### Stated goal
Both end lines count: copy exactly from the line that contains "Write the seaborn" to the line that contains "start_y = [0.2]", and only those lines.

### Material to process
--- --- ---

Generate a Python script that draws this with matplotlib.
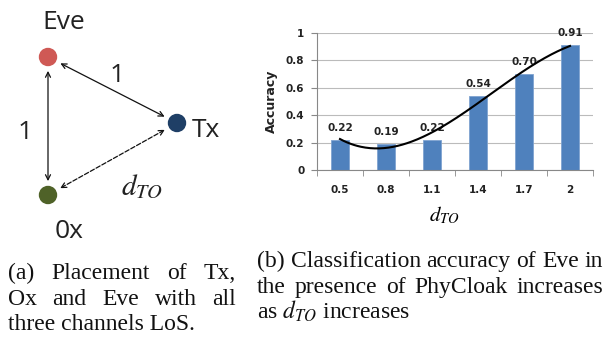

--- --- ---

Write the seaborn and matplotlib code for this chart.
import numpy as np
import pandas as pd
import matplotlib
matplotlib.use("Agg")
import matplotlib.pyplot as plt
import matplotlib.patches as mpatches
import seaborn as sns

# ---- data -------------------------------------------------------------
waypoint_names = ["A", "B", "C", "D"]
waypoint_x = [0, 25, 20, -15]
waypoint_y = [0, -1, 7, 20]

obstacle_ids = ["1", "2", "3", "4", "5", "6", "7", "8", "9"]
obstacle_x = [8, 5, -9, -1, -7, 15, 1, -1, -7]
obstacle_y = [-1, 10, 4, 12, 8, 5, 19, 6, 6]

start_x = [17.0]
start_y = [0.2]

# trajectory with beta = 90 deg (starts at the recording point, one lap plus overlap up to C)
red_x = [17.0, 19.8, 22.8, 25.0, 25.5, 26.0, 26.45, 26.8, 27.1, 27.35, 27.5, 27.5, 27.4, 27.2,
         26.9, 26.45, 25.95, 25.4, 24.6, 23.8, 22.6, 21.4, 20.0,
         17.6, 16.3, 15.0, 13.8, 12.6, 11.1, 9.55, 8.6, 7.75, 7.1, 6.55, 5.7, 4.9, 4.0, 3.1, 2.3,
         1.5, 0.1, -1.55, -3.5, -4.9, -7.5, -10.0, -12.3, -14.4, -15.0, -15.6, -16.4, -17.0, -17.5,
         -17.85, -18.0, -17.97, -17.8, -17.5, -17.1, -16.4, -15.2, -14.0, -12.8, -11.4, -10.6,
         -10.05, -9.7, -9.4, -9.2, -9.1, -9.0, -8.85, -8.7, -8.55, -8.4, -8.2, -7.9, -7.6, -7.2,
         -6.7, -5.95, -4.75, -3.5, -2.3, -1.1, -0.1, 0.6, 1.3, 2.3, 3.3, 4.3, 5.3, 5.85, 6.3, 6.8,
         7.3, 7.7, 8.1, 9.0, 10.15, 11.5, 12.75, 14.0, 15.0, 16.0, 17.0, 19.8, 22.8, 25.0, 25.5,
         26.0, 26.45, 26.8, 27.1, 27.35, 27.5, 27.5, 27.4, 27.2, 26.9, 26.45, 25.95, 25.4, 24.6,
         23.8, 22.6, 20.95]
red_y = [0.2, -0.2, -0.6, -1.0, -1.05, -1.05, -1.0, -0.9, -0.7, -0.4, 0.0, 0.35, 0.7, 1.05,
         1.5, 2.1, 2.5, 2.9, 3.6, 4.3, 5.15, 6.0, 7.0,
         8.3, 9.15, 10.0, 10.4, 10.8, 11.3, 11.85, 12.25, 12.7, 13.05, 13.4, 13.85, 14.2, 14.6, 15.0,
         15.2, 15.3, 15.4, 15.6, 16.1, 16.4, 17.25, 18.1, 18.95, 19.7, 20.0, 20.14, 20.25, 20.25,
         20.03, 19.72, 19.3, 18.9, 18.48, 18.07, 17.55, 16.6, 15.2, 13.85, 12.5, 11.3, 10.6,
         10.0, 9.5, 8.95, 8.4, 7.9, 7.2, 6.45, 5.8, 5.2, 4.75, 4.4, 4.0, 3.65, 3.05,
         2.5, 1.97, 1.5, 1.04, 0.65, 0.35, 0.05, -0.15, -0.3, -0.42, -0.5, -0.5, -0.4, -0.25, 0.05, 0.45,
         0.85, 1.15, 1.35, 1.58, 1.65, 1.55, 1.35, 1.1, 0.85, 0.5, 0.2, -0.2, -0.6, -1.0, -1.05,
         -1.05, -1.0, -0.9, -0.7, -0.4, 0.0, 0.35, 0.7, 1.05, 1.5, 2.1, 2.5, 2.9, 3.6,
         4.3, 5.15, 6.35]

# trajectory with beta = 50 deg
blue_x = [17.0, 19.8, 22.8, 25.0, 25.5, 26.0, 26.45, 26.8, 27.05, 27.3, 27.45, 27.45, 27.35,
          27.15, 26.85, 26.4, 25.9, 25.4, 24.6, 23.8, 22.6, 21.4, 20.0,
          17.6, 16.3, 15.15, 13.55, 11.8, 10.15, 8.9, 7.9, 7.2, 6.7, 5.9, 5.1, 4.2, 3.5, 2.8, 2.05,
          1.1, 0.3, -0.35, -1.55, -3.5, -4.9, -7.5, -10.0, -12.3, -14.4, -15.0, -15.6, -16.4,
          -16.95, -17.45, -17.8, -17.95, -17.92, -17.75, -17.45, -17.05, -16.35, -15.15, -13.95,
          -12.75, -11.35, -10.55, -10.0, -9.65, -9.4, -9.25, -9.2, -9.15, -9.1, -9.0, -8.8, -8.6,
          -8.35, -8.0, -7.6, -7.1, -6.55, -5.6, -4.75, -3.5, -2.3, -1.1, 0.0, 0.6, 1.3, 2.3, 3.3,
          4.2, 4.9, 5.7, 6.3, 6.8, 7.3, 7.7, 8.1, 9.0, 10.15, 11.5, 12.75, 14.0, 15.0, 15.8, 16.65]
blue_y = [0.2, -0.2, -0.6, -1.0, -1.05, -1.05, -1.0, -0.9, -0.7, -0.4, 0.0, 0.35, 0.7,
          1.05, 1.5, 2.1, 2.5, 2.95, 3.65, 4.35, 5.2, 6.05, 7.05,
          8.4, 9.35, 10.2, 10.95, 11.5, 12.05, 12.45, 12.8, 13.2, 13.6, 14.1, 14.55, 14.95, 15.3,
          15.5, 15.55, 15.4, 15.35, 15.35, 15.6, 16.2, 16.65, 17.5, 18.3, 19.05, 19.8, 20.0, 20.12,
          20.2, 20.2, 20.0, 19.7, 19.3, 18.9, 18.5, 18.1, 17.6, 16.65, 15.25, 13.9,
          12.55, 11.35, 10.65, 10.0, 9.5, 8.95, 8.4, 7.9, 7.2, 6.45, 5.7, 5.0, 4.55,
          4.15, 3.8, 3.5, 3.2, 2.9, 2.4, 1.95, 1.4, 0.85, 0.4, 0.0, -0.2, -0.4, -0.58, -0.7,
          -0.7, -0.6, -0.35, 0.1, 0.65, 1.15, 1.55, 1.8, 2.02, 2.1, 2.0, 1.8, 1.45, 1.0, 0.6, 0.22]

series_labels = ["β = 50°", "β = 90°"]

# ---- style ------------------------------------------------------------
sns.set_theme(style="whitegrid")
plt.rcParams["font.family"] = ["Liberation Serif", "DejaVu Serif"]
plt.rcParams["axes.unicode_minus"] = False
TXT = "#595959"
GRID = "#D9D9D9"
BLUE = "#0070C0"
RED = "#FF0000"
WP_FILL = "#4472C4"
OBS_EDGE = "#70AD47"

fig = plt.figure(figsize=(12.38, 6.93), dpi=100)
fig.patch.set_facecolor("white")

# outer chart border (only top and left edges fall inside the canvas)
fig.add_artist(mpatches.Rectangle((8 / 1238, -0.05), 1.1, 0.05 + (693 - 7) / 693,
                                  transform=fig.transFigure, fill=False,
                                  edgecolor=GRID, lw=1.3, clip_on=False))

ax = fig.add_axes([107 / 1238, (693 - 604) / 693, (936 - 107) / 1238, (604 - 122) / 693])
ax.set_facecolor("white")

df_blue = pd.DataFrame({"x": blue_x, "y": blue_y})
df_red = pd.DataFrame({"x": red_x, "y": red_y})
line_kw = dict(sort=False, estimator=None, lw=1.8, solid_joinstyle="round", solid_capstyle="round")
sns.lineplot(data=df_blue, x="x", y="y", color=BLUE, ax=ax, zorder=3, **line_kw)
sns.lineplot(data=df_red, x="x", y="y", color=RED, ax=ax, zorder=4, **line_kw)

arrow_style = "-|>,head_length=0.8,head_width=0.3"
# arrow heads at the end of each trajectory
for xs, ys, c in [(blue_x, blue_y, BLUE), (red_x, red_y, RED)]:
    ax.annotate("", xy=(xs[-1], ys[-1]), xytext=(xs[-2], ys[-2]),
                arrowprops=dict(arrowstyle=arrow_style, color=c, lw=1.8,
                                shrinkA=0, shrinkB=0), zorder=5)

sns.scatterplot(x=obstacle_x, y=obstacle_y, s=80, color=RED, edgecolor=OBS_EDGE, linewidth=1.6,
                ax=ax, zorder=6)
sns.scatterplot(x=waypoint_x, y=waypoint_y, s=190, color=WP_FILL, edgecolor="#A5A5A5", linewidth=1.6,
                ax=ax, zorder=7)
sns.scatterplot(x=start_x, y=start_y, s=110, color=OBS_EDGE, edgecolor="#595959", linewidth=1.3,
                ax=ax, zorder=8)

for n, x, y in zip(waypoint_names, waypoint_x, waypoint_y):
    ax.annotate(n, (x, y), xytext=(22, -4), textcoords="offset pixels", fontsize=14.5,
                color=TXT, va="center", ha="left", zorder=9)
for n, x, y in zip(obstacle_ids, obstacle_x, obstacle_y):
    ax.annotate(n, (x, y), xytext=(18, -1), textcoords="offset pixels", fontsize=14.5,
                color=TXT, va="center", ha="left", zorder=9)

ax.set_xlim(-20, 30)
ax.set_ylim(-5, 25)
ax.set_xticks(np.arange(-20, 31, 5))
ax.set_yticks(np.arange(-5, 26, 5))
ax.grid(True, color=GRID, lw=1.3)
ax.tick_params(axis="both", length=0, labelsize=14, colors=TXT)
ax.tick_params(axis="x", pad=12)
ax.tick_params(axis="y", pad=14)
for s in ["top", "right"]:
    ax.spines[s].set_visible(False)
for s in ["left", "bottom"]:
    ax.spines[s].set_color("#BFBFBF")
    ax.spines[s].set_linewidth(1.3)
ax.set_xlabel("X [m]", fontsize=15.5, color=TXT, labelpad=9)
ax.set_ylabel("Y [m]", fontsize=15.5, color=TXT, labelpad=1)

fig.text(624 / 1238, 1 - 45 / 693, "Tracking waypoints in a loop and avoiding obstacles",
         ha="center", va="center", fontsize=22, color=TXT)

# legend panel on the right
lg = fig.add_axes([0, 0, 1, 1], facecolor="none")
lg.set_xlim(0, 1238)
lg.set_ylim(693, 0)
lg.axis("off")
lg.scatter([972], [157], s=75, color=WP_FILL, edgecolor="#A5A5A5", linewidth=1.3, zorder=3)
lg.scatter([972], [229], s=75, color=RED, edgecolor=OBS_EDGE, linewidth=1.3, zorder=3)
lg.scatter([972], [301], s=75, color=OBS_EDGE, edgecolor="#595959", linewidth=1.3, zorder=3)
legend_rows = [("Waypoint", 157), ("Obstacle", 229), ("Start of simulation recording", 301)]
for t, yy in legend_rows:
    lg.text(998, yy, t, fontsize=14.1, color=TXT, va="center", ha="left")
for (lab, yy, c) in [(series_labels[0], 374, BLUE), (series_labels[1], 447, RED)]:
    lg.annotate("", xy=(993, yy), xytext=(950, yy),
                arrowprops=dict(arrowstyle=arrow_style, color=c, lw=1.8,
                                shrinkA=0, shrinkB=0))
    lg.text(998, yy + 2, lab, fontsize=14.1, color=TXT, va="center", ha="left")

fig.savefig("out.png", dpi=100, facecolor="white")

--- --- ---

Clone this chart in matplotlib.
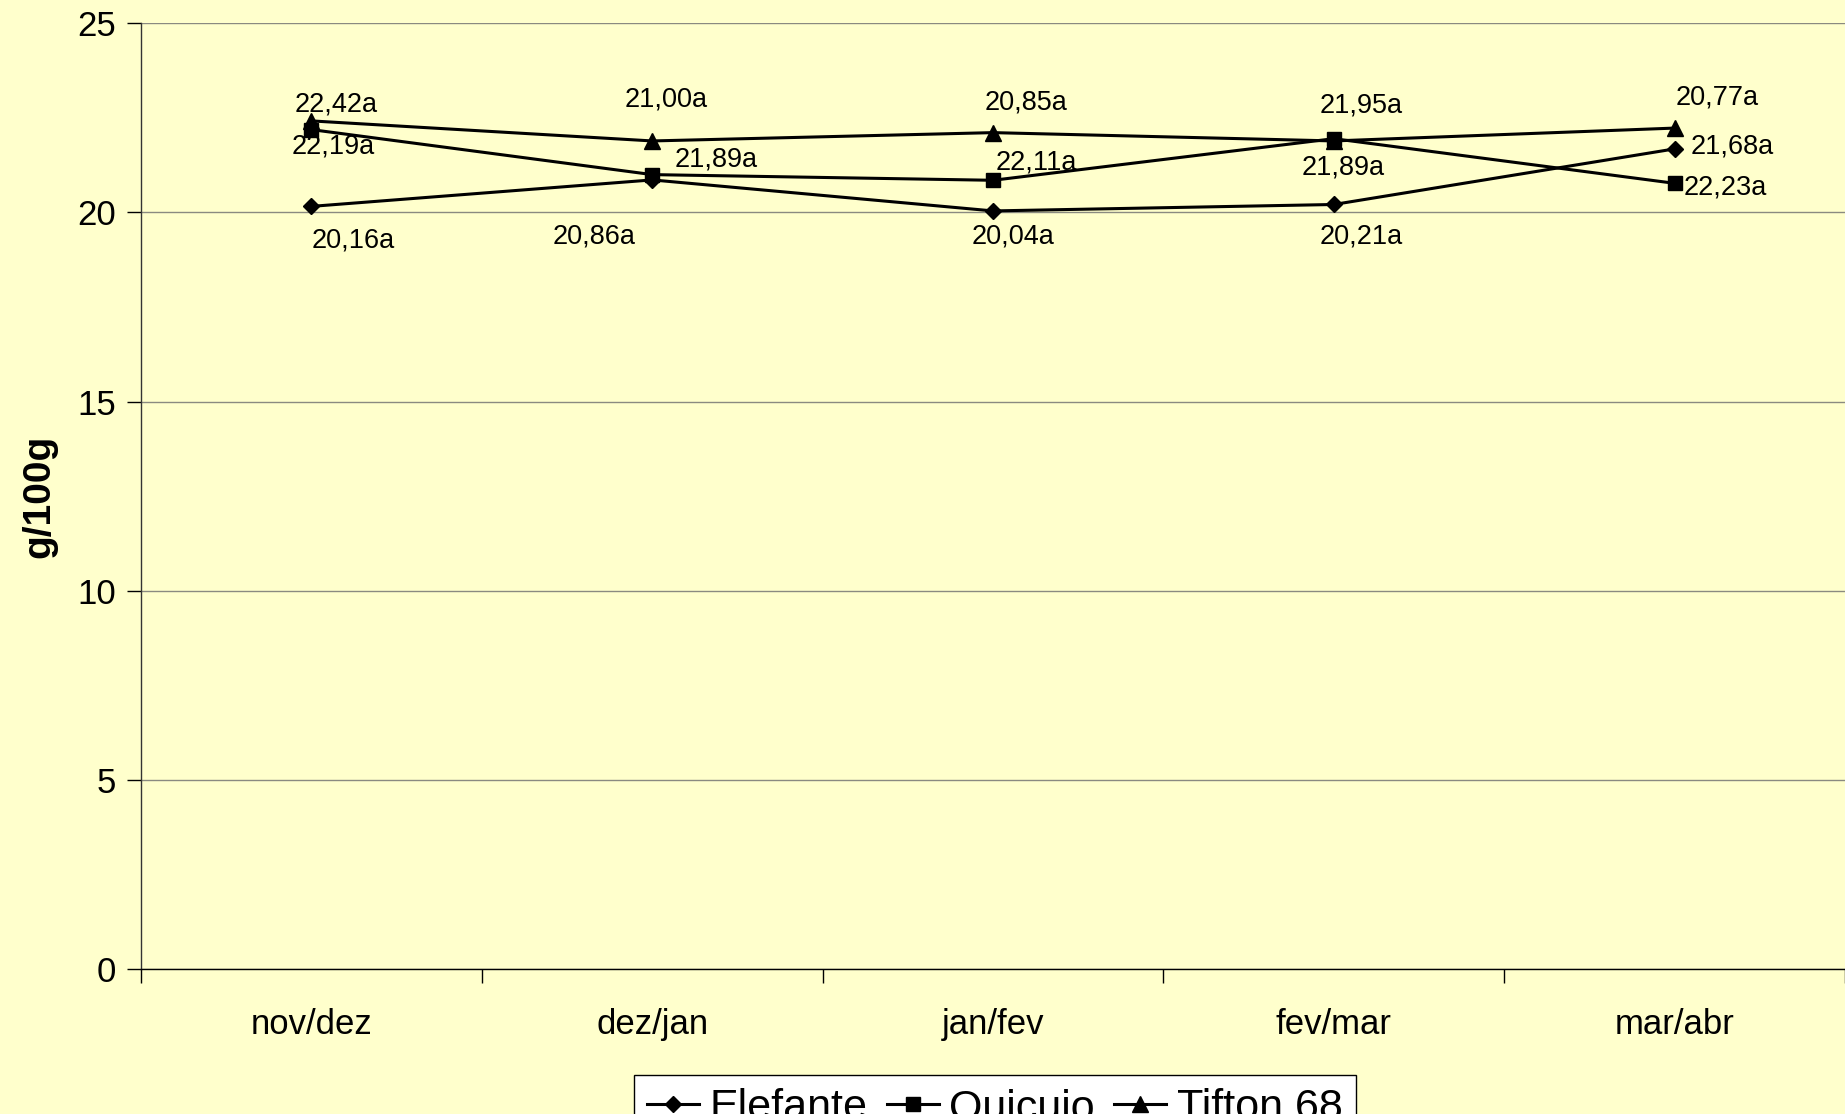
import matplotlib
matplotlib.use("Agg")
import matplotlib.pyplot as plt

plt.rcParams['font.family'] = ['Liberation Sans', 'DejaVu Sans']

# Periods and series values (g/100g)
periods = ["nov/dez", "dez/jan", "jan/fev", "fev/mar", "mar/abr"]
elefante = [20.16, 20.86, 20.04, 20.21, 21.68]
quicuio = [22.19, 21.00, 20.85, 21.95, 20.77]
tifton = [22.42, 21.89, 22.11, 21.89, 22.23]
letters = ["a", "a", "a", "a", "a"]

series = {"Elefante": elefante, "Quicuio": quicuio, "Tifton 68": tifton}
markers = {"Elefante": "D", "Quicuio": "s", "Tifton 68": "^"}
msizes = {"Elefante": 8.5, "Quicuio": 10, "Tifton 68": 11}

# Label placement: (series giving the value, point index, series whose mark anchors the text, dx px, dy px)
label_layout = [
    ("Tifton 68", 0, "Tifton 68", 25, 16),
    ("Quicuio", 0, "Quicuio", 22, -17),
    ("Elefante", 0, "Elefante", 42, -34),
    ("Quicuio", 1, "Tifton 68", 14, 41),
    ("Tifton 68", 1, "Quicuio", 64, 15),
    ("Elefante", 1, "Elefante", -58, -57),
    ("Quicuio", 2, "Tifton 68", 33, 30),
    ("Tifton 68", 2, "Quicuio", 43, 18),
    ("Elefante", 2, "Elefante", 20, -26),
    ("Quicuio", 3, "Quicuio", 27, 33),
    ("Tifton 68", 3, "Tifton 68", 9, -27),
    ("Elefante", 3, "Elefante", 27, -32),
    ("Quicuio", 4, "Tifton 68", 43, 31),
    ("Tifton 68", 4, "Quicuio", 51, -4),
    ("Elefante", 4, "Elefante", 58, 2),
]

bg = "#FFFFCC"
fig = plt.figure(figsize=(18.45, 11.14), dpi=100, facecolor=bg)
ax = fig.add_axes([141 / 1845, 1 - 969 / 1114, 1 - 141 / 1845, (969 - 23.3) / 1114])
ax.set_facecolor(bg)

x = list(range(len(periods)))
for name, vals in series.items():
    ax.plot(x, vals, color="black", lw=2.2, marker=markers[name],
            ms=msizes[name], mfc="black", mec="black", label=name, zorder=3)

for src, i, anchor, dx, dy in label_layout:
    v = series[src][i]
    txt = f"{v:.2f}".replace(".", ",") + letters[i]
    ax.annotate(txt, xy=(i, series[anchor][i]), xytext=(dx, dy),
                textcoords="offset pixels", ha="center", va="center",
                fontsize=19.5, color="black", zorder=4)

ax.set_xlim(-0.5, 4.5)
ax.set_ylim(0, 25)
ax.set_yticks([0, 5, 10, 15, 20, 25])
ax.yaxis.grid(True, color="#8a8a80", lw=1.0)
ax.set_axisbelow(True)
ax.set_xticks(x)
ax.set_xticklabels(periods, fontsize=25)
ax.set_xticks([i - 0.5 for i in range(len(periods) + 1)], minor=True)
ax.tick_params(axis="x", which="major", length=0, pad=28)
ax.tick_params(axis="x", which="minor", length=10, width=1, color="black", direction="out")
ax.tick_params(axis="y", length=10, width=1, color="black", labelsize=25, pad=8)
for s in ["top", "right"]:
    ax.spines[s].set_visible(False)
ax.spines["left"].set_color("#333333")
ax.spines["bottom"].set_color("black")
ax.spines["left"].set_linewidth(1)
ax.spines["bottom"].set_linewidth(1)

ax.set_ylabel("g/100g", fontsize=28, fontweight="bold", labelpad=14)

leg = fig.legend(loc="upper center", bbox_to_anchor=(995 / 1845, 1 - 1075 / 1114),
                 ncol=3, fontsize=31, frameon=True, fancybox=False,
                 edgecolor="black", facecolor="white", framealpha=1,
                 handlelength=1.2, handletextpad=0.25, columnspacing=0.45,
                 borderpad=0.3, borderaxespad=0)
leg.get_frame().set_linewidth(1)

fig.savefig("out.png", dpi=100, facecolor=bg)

--- --- ---

### Answer
Write the seaborn and matplotlib code for this chart.
import numpy as np
import pandas as pd
import matplotlib
matplotlib.use("Agg")
import matplotlib.pyplot as plt
import matplotlib.patches as mpatches
import seaborn as sns

# ---- data -------------------------------------------------------------
waypoint_names = ["A", "B", "C", "D"]
waypoint_x = [0, 25, 20, -15]
waypoint_y = [0, -1, 7, 20]

obstacle_ids = ["1", "2", "3", "4", "5", "6", "7", "8", "9"]
obstacle_x = [8, 5, -9, -1, -7, 15, 1, -1, -7]
obstacle_y = [-1, 10, 4, 12, 8, 5, 19, 6, 6]

start_x = [17.0]
start_y = [0.2]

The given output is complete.